The sooner liberals and would-be leftists face the fact that the 18th century "enlightenment" is over, the sooner we can move on to something that might save us because the secular-constitutional order of the United States and the culture of secularism is what got us here.  Christians must name the fascist heresies what they are and they will have to fight against them no matter what the luke-warm muddle of secularism has lulled them into believing on that account because there is nothing else that will resist it.  Marxism certianly can't and it never should have been mistaken to even want to do that.  There is no secular alternative that has or ever will.  If you think there is one, name it.  

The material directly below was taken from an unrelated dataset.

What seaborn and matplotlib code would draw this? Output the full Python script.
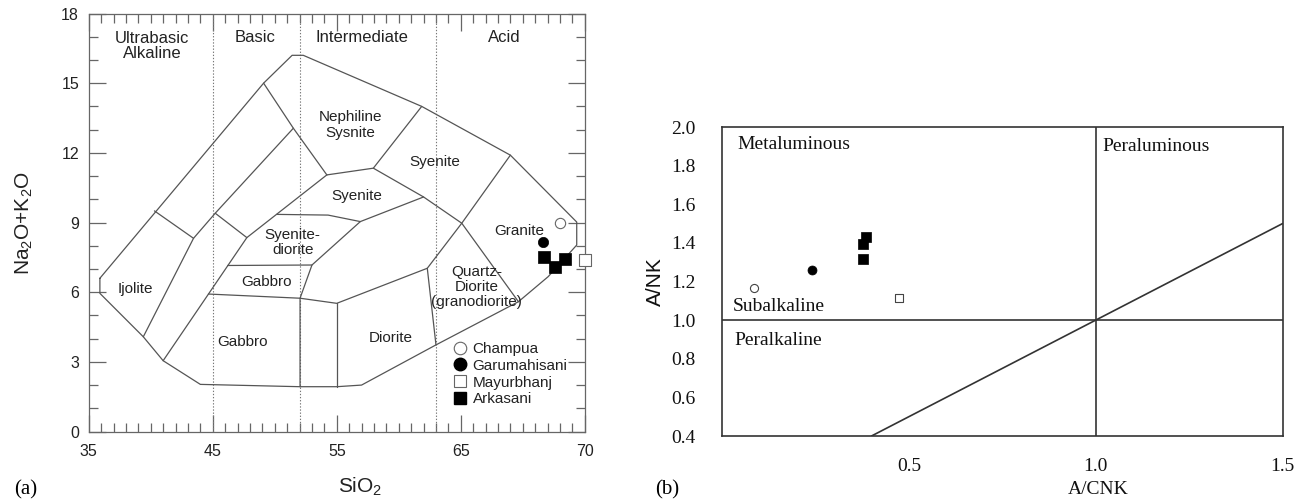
import numpy as np
import pandas as pd
import matplotlib
matplotlib.use("Agg")
import matplotlib.pyplot as plt
import seaborn as sns
from matplotlib.lines import Line2D
from matplotlib.ticker import MultipleLocator, FixedLocator

# ---------------- Panel (a): TAS diagram (plutonic) ----------------
sio2_ticks = [35, 45, 55, 65, 75]
sio2_tick_labels = ["35", "45", "55", "65", "70"]
alk_ticks = [0, 3, 6, 9, 12, 15, 18]
class_bounds = [45, 52, 63]
class_names = ["Ultrabasic\nAlkaline", "Basic", "Intermediate", "Acid"]
class_x = [40.1, 48.4, 57.0, 68.5]
class_y = [16.6, 16.95, 16.95, 16.95]

outer = [(35.9, 6.6), (35.9, 5.95), (39.4, 4.08), (41.0, 3.05), (44.0, 2.03),
         (52.04, 1.93), (55.0, 1.93), (57.0, 2.0), (63.0, 3.73), (69.65, 5.59),
         (72.05, 6.67), (74.35, 8.03), (74.35, 9.02), (69.0, 11.9), (61.85, 14.0),
         (52.3, 16.2), (51.4, 16.2), (49.1, 15.0), (35.9, 6.6)]
ijolite_top = [(40.3, 9.5), (43.45, 8.32)]
ijolite_right = [(39.4, 4.08), (43.45, 8.32), (45.2, 9.4), (51.5, 13.06)]
strip_cross = [(45.2, 9.4), (47.75, 8.35)]
gabbro_left = [(41.0, 3.05), (47.75, 8.35), (54.2, 11.05)]
nepheline_left = [(49.1, 15.0), (51.5, 13.06), (54.2, 11.05)]
nepheline_bottom = [(54.2, 11.05), (57.95, 11.34), (61.85, 14.0)]
syenite_bottom = [(57.95, 11.34), (62.0, 10.1), (65.08, 8.97), (69.65, 5.59)]
granite_left = [(69.0, 11.9), (65.08, 8.97), (62.3, 7.03), (63.0, 3.73)]
syenite2_bottom = [(62.0, 10.1), (56.9, 9.04), (54.3, 9.32), (50.16, 9.35)]
syenodiorite_right = [(56.9, 9.04), (53.0, 7.17), (52.04, 5.74), (52.04, 1.93)]
gabbro_upper_top = [(46.2, 7.15), (53.0, 7.17)]
gabbro_lower_top = [(44.65, 5.92), (52.04, 5.74), (55.0, 5.52), (62.3, 7.03)]
diorite_left = [(55.0, 5.52), (55.0, 1.93)]
tas_lines = [outer, ijolite_top, ijolite_right, strip_cross, gabbro_left,
             nepheline_left, nepheline_bottom, syenite_bottom, granite_left,
             syenite2_bottom, syenodiorite_right, gabbro_upper_top,
             gabbro_lower_top, diorite_left]

field_names = ["Nephiline\nSysnite", "Syenite", "Syenite", "Syenite-\ndiorite",
               "Gabbro", "Gabbro", "Ijolite", "Diorite",
               "Quartz-\nDiorite\n(granodiorite)", "Granite"]
field_x = [56.07, 62.93, 56.61, 51.45, 49.35, 47.39, 38.73, 59.38, 66.29, 69.73]
field_y = [13.2, 11.59, 10.14, 8.13, 6.45, 3.87, 6.12, 4.01, 6.21, 8.63]

# samples (SiO2, Na2O+K2O)
champua_sio2, champua_alk = [73.0], [8.97]
garu_sio2, garu_alk = [71.6], [8.17]
mayur_sio2, mayur_alk = [75.0], [7.39]
arka_sio2, arka_alk = [71.75, 72.6, 73.4], [7.53, 7.07, 7.43]

# ---------------- Panel (b): A/NK vs A/CNK ----------------
acnk_ticks = [0.5, 1.0, 1.5]
ank_ticks = [0.4, 0.6, 0.8, 1.0, 1.2, 1.4, 1.6, 1.8, 2.0]
divider_acnk = 1.0
divider_ank = 1.0
diag_x = [0.4, 1.5]
diag_y = [0.4, 1.5]
region_names = ["Metaluminous", "Peraluminous", "Subalkaline", "Peralkaline"]
region_x = [0.042, 1.018, 0.029, 0.034]
region_y = [1.907, 1.898, 1.069, 0.897]

champua_acnk, champua_ank = [0.086], [1.168]
garu_acnk, garu_ank = [0.242], [1.259]
arka_acnk, arka_ank = [0.376, 0.376, 0.386], [1.316, 1.394, 1.432]
mayur_acnk, mayur_ank = [0.474], [1.116]

# ---------------- styling ----------------
sns.set_style("white")
plt.rcParams['font.family'] = ['Liberation Sans', 'DejaVu Sans']
plt.rcParams['mathtext.fontset'] = 'custom'
plt.rcParams['mathtext.rm'] = 'Liberation Sans'
plt.rcParams['mathtext.it'] = 'Liberation Sans:italic'

fig = plt.figure(figsize=(13.03, 5.04), dpi=100)
axa = fig.add_axes([0.0681, 0.1438, 0.3807, 0.8294])
axb = fig.add_axes([0.5541, 0.1349, 0.4302, 0.6131])

LINE = '#555555'
TXT = '#222222'

# ---- panel a ----
rows = []
for i, seg in enumerate(tas_lines):
    for (x, y) in seg:
        rows.append((i, x, y))
df_tas = pd.DataFrame(rows, columns=['seg', 'x', 'y'])
sns.lineplot(data=df_tas, x='x', y='y', units='seg', estimator=None, sort=False,
             color=LINE, linewidth=0.9, ax=axa)
for b in class_bounds:
    axa.axvline(b, color='#777777', linestyle=(0, (1.2, 1.6)), linewidth=0.8, zorder=1)

for name, x, y in zip(class_names, class_x, class_y):
    axa.text(x, y, name, ha='center', va='center', fontsize=12, color=TXT,
             linespacing=1.05)
for name, x, y in zip(field_names, field_x, field_y):
    axa.text(x, y, name, ha='center', va='center', fontsize=11, color=TXT,
             linespacing=1.1)

sns.scatterplot(x=champua_sio2, y=champua_alk, marker='o', s=55, color='white',
                edgecolor='#666666', linewidth=0.8, ax=axa, zorder=5)
sns.scatterplot(x=garu_sio2, y=garu_alk, marker='o', s=55, color='black',
                edgecolor='black', linewidth=0.5, ax=axa, zorder=5)
sns.scatterplot(x=arka_sio2, y=arka_alk, marker='s', s=68, color='black',
                edgecolor='black', linewidth=0.5, ax=axa, zorder=5)
sns.scatterplot(x=mayur_sio2, y=mayur_alk, marker='s', s=68, color='white',
                edgecolor='#666666', linewidth=0.8, ax=axa, zorder=6, clip_on=False)

handles = [
    Line2D([], [], linestyle='none', marker='o', markersize=9, markerfacecolor='white',
           markeredgecolor='#666666', markeredgewidth=0.8, label='Champua'),
    Line2D([], [], linestyle='none', marker='o', markersize=9, markerfacecolor='black',
           markeredgecolor='black', label='Garumahisani'),
    Line2D([], [], linestyle='none', marker='s', markersize=9, markerfacecolor='white',
           markeredgecolor='#666666', markeredgewidth=0.8, label='Mayurbhanj'),
    Line2D([], [], linestyle='none', marker='s', markersize=9, markerfacecolor='black',
           markeredgecolor='black', label='Arkasani'),
]
leg = axa.legend(handles=handles, loc='upper left', bbox_to_anchor=(0.7325, 0.214),
                 frameon=False, fontsize=11, handlelength=1.0, handletextpad=0.35,
                 labelspacing=0.18, borderpad=0, borderaxespad=0)
for t in leg.get_texts():
    t.set_color(TXT)

axa.set_xlim(35, 75)
axa.set_ylim(0, 18)
axa.xaxis.set_major_locator(FixedLocator(sio2_ticks))
axa.set_xticklabels(sio2_tick_labels)
axa.xaxis.set_minor_locator(MultipleLocator(1))
axa.yaxis.set_major_locator(FixedLocator(alk_ticks))
axa.yaxis.set_minor_locator(MultipleLocator(1))
axa.tick_params(which='both', direction='in', top=True, right=True, bottom=True, left=True,
                color='#666666', labelcolor=TXT, labelsize=11.5)
axa.tick_params(which='major', length=12, width=0.9)
axa.tick_params(which='minor', length=6.5, width=0.9)
axa.tick_params(axis='x', which='major', pad=9)
axa.tick_params(axis='y', which='major', pad=7)
for sp in axa.spines.values():
    sp.set_color('#666666')
    sp.set_linewidth(0.9)
axa.set_xlabel('SiO$_2$', fontsize=15, color=TXT)
axa.xaxis.set_label_coords(0.548, -0.105)
axa.set_ylabel('Na$_2$O+K$_2$O', fontsize=15, color=TXT, labelpad=19)
fig.text(0.011, 0.028, '(a)', fontsize=15, family='Liberation Serif', color='black',
         ha='left', va='center')

# ---- panel b ----
DARK = '#333333'
axb.axhline(divider_ank, color=DARK, linewidth=1.2, zorder=1)
axb.axvline(divider_acnk, color=DARK, linewidth=1.2, zorder=1)
sns.lineplot(x=diag_x, y=diag_y, color=DARK, linewidth=1.2, ax=axb)

for name, x, y in zip(region_names, region_x, region_y):
    axb.text(x, y, name, ha='left', va='center', fontsize=14,
             family='Liberation Serif', color='#111111')

sns.scatterplot(x=champua_acnk, y=champua_ank, marker='o', s=34, color='white',
                edgecolor='#444444', linewidth=0.8, ax=axb, zorder=5)
sns.scatterplot(x=garu_acnk, y=garu_ank, marker='o', s=42, color='black',
                edgecolor='black', linewidth=0.5, ax=axb, zorder=5)
sns.scatterplot(x=arka_acnk, y=arka_ank, marker='s', s=48, color='black',
                edgecolor='black', linewidth=0.5, ax=axb, zorder=5)
sns.scatterplot(x=mayur_acnk, y=mayur_ank, marker='s', s=38, color='white',
                edgecolor='#444444', linewidth=0.8, ax=axb, zorder=5)

axb.set_xlim(0.0, 1.5)
axb.set_ylim(0.4, 2.0)
axb.xaxis.set_major_locator(FixedLocator(acnk_ticks))
axb.xaxis.set_minor_locator(MultipleLocator(0.1))
axb.yaxis.set_major_locator(FixedLocator(ank_ticks))
axb.set_xticklabels([f"{v:.1f}" for v in acnk_ticks])
axb.set_yticklabels([f"{v:.1f}" for v in ank_ticks])
axb.tick_params(which='both', direction='in', top=False, right=False, color=DARK,
                labelcolor='#111111', labelsize=14, width=1.0)
axb.tick_params(axis='x', which='both', length=7.5, pad=16)
axb.tick_params(axis='y', which='major', length=9.5, pad=19)
for lab in axb.get_xticklabels() + axb.get_yticklabels():
    lab.set_family('Liberation Serif')
for sp in axb.spines.values():
    sp.set_color(DARK)
    sp.set_linewidth(1.2)
axb.set_xlabel('A/CNK', fontsize=14, family='Liberation Serif', color='#111111')
axb.xaxis.set_label_coords(0.671, -0.145)
axb.set_ylabel('A/NK', fontsize=15, color='#111111')
axb.yaxis.set_label_coords(-0.102, 0.5)
fig.text(0.503, 0.028, '(b)', fontsize=15, family='Liberation Serif', color='black',
         ha='left', va='center')

fig.savefig('out.png', dpi=100)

If there were no private schools, if the children of the rich had to send their children to public schools assigned to those on a random basis so they could not recreate the elite prep-school systems at public expense, if the Supreme Court members had their children or grandchildren at the risk they have created for all children in public schools, the entire line of "Second Amendment" rulings by the Republican-fascists would never have been made.  The Republican-fascist order is a certain result of the permission of the private sector to segregate themselves into safety.  We will always suffer that until we have, by law, abolished that self-created safety for them and those they purportedly love.

The Congress, if Democrats should prevail, should remove protections for themselves and the Supreme Court so those robed thugs can't hide from the results of their own rulings.  No law made by the court, no ruling by them, should leave them less vulnerable than they leave school children, in school or on the street or in their homes.  That vile building, constructed during Taft's corrupt time as Chief Justice, built with fascist-supplied marble, is the Bluebeard's Castle of American democracy.